De igual manera, el discurso ideológico que imprimió sello de originalidad al antiguo conflicto Este–Oeste y que pareció desvanecerse con el derrumbe del socialismo real, ha sido sustituido en distintos sitios por una peligrosa retórica de intransigencia e intolerancia, ajena a las exigencias de una globalización que, para derramar beneficios en todo el orbe, exige de las naciones un esfuerzo concertador, que sume voluntades políticas y apuntale procesos de integración para, de esta manera, fomentar la conectividad y competitividad que se requieren para articular de manera virtuosa economías con diversos grados de desarrollo.

Lo que ocurre en el orbe debe llamar a la reflexión. La insensibilidad social de quienes atesoran fortunas, comodidades y lujos, es fuente del más sentido agravio para una inmensa mayoría de personas que apenas tiene para comer o que, como ya antes se señaló, se ve obligada a dejar sus lugares de origen para buscar las condiciones que permitan a sus familias vivir con dignidad. Por ello, la reconstrucción del tejido social exige el compromiso real y efectivo de los gobiernos con los que menos tienen; la fórmula que reclama más Estado y menos mercado debe estar más vigente que nunca.

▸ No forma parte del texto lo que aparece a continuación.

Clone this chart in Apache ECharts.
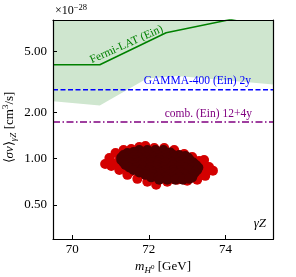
<!DOCTYPE html>
<html><head><meta charset="utf-8">
<script src="https://cdn.jsdelivr.net/npm/echarts@6/dist/echarts.min.js"></script>
<style>html,body{margin:0;padding:0;background:#fff}#c{width:296px;height:277px}</style>
</head><body><div id="c"></div>
<script>
// axis ranges / ticks
const xTicks = [70, 72, 74];
const yTicks = [0.5, 1, 2, 5];
// Fermi-LAT (Ein) limit line
const fermiX = [69.5, 70.72, 72.45, 75.25];
const fermiY = [4.09, 4.09, 6.61, 9.2];
// Fermi band lower edge (band extends above plot)
const bandX = [69.5, 70.72, 71.95, 72.75, 75.25];
const bandY = [2.37, 2.22, 3.33, 3.45, 3.04];
// horizontal projections
const lineX = [69.5, 75.25];
const gammaY = [2.81, 2.81];
const combY = [1.734, 1.734];
// scan points
const redPoints = [[70.86,0.924],[70.97,1.01],[71.13,1.088],[71.34,1.138],[71.54,1.155],[71.75,1.19],[71.91,1.208],[72.14,1.172],[72.40,1.172],[72.66,1.138],[72.92,1.072],[73.13,1.025],[73.31,0.966],[73.44,0.981],[73.47,0.897],[73.57,0.884],[73.67,0.836],[73.52,0.845],[73.47,0.773],[73.41,0.785],[73.26,0.729],[73.0,0.718],[72.74,0.729],[72.48,0.707],[72.19,0.676],[71.96,0.707],[71.70,0.739],[71.44,0.785],[71.23,0.845],[71.02,0.897],[71.2,0.95],[72.0,0.9],[72.5,0.9],[73.0,0.85],[71.1,0.93],[71.3,0.88],[71.5,0.82],[73.35,0.8]];
const darkPoints = [
[71.75,1.138],[71.96,1.138],[72.17,1.138],[72.38,1.138],
[71.44,1.088],[71.60,1.105],
[71.65,1.096],[71.83,1.096],[72.01,1.096],[72.19,1.096],[72.38,1.096],[72.56,1.096],
[71.34,1.056],[71.49,1.056],[71.65,1.056],[71.80,1.056],[72.01,1.056],[72.22,1.056],[72.43,1.056],[72.64,1.056],[72.79,1.056],[72.95,1.041],
[71.28,1.018],[71.39,1.018],[71.57,1.018],[71.75,1.018],[71.93,1.018],[72.12,1.018],[72.30,1.018],[72.48,1.018],[72.66,1.018],[72.84,1.018],[73.02,1.018],
[71.28,0.981],[71.44,0.981],[71.65,0.981],[71.86,0.981],[72.06,0.981],[72.27,0.981],[72.48,0.981],[72.69,0.981],[72.89,0.981],[73.07,0.981],
[71.34,0.945],[71.52,0.945],[71.70,0.945],[71.88,0.945],[72.06,0.945],[72.25,0.945],[72.43,0.945],[72.61,0.945],[72.79,0.945],[72.97,0.945],[73.16,0.945],
[71.39,0.911],[71.60,0.911],[71.80,0.911],[72.01,0.911],[72.22,0.911],[72.43,0.911],[72.64,0.911],[72.84,0.911],[73.05,0.911],[73.23,0.911],
[71.49,0.877],[71.67,0.877],[71.86,0.877],[72.04,0.877],[72.22,0.877],[72.40,0.877],[72.58,0.877],[72.77,0.877],[72.95,0.877],[73.13,0.877],[73.29,0.877],
[71.60,0.845],[71.80,0.845],[72.01,0.845],[72.22,0.845],[72.43,0.845],[72.64,0.845],[72.84,0.845],[73.05,0.845],[73.26,0.845],
[71.75,0.814],[71.93,0.814],[72.12,0.814],[72.30,0.814],[72.48,0.814],[72.66,0.814],[72.84,0.814],[73.02,0.814],[73.20,0.814],
[71.91,0.785],[72.12,0.785],[72.32,0.785],[72.53,0.785],[72.74,0.785],[72.95,0.785],[73.15,0.785],
[72.06,0.756],[72.25,0.756],[72.43,0.756],[72.61,0.756],[72.79,0.756],[72.97,0.756],[73.13,0.756],
[72.27,0.729],[72.48,0.729],[72.69,0.729],[72.89,0.729],[73.05,0.739]];

const FONT = 'Liberation Serif';
const zip = (a, b) => a.map((v, i) => [v, b[i]]);
const chart = echarts.init(document.getElementById('c'), null, {renderer: 'canvas'});
const frameAxis = {show: true, lineStyle: {color: '#000', width: 1.2}, onZero: false};
chart.setOption({
  animation: false,
  backgroundColor: '#fff',
  grid: {left: 53, right: 22.5, top: 20, bottom: 38},
  xAxis: [{
    type: 'value', min: 69.5, max: 75.25, z: 10,
    axisLine: frameAxis, splitLine: {show: false},
    axisTick: {inside: true, length: 4, customValues: xTicks, lineStyle: {color: '#000', width: 1}},
    axisLabel: {customValues: xTicks, color: '#000', fontFamily: FONT, fontSize: 13, margin: 4},
  }, {
    type: 'value', position: 'top', min: 69.5, max: 75.25, z: 10,
    axisLine: frameAxis, axisTick: {show: false}, axisLabel: {show: false}, splitLine: {show: false}
  }],
  yAxis: [{
    type: 'log', logBase: 10, min: 0.3, max: 8, z: 10,
    axisLine: frameAxis, splitLine: {show: false}, minorTick: {show: false},
    axisTick: {inside: true, length: 4, customValues: yTicks, lineStyle: {color: '#000', width: 1}},
    axisLabel: {customValues: yTicks, color: '#000', fontFamily: FONT, fontSize: 13, margin: 6,
      formatter: v => Number(v).toFixed(2)},
  }, {
    type: 'log', logBase: 10, min: 0.3, max: 8, position: 'right', z: 10,
    axisLine: frameAxis, axisTick: {show: false}, axisLabel: {show: false}, splitLine: {show: false}
  }],
  series: [
    {type: 'line', data: zip(bandX, bandY), symbol: 'none', clip: true,
     lineStyle: {width: 0, opacity: 0}, areaStyle: {origin: 'end', color: '#cfe6cf', opacity: 1}, z: 1},
    {type: 'line', data: zip(fermiX, fermiY), symbol: 'none', clip: true,
     lineStyle: {color: '#008000', width: 1.5}, z: 3},
    {type: 'line', data: zip(lineX, gammaY), symbol: 'none',
     lineStyle: {color: '#0000ff', width: 1.5, type: [5, 2.5]}, z: 3},
    {type: 'line', data: zip(lineX, combY), symbol: 'none',
     lineStyle: {color: '#800080', width: 1.5, type: [7, 2.5, 1.5, 2.5]}, z: 3},
    {type: 'scatter', data: redPoints, symbolSize: 10, itemStyle: {color: '#d40000', opacity: 1}, z: 4},
    {type: 'scatter', data: darkPoints, symbolSize: 10, itemStyle: {color: '#4b0000', opacity: 1}, z: 5}
  ],
  graphic: [
    {type: 'text', x: 55, y: 3, z: 20, style: {
      text: '{a|×10}{s|−28}', fill: '#000',
      rich: {a: {fontFamily: FONT, fontSize: 12, verticalAlign: 'bottom', lineHeight: 14},
             s: {fontFamily: FONT, fontSize: 8.5, verticalAlign: 'top', lineHeight: 14}}}},
    {type: 'text', x: 163, y: 267, z: 20, style: {
      text: '{i|m}{sub|H}{sup|0} {n|[GeV]}', align: 'center', verticalAlign: 'middle', fill: '#000',
      rich: {i: {fontFamily: FONT, fontStyle: 'italic', fontSize: 13, lineHeight: 16, verticalAlign: 'middle'},
             sub: {fontFamily: FONT, fontStyle: 'italic', fontSize: 9, lineHeight: 16, verticalAlign: 'bottom'},
             sup: {fontFamily: FONT, fontSize: 7, lineHeight: 16, verticalAlign: 'middle'},
             n: {fontFamily: FONT, fontSize: 13, lineHeight: 16, verticalAlign: 'middle'}}}},
    {type: 'text', x: 10, y: 127.5, rotation: Math.PI / 2, z: 20, style: {
      text: '{n|⟨}{i|σv}{n|⟩}{sub|γZ} {n|[cm}{sup|3}{n|/s]}', align: 'center', verticalAlign: 'middle', fill: '#000',
      rich: {i: {fontFamily: FONT, fontStyle: 'italic', fontSize: 13, lineHeight: 17, verticalAlign: 'middle'},
             n: {fontFamily: FONT, fontSize: 13, lineHeight: 17, verticalAlign: 'middle'},
             sub: {fontFamily: FONT, fontStyle: 'italic', fontSize: 9, lineHeight: 17, verticalAlign: 'bottom'},
             sup: {fontFamily: FONT, fontSize: 9, lineHeight: 17, verticalAlign: 'top'}}}},
    {type: 'text', x: 266, y: 224, z: 20, style: {
      text: 'γZ', align: 'right', verticalAlign: 'middle', fill: '#000',
      fontFamily: FONT, fontStyle: 'italic', fontSize: 13}},
    {type: 'text', x: 126.5, y: 44.5, rotation: 24 * Math.PI / 180, z: 20, style: {
      text: 'Fermi-LAT (Ein)', align: 'center', verticalAlign: 'middle', fill: '#008000',
      fontFamily: FONT, fontSize: 11.5}},
    {type: 'text', x: 251, y: 81, z: 20, style: {
      text: 'GAMMA-400 (Ein) 2y', align: 'right', verticalAlign: 'middle', fill: '#0000ff',
      fontFamily: FONT, fontSize: 11.5}},
    {type: 'text', x: 252, y: 113.5, z: 20, style: {
      text: 'comb. (Ein) 12+4y', align: 'right', verticalAlign: 'middle', fill: '#800080',
      fontFamily: FONT, fontSize: 11.5}}
  ]
});
</script></body></html>
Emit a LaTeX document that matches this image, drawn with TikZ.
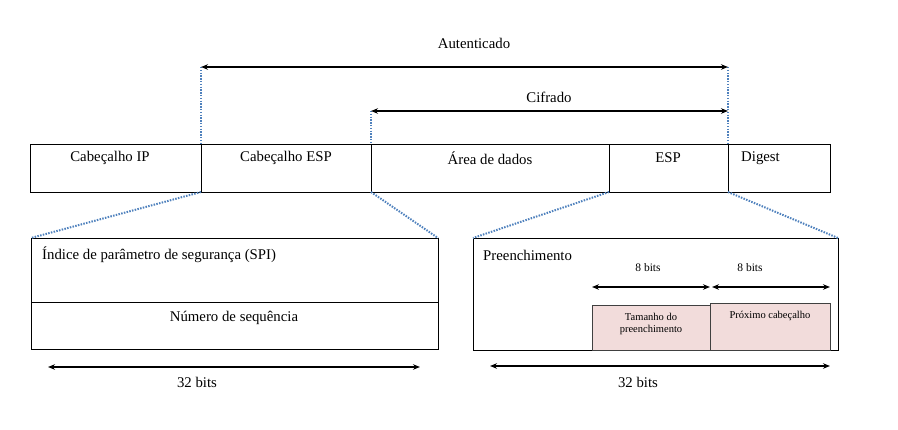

Sobra decir, por otro lado, que las ortodoxias políticas y religiosas estimulan la intolerancia y diluyen el entendimiento que el naciente orden internacional requiere para ser viable. En este enredo global, es difícil hacer augurios; la brujería y el arte de la adivinación no son útiles al objetivo de sanar las heridas de millones de seres humanos que, en tiempos de nanotecnologías y nubes de información virtual, son víctimas inocentes de un sistema económico perverso y fatuo, que al concentrar la riqueza en unos pocos, impide a la mayoría llevar una vida digna y en paz.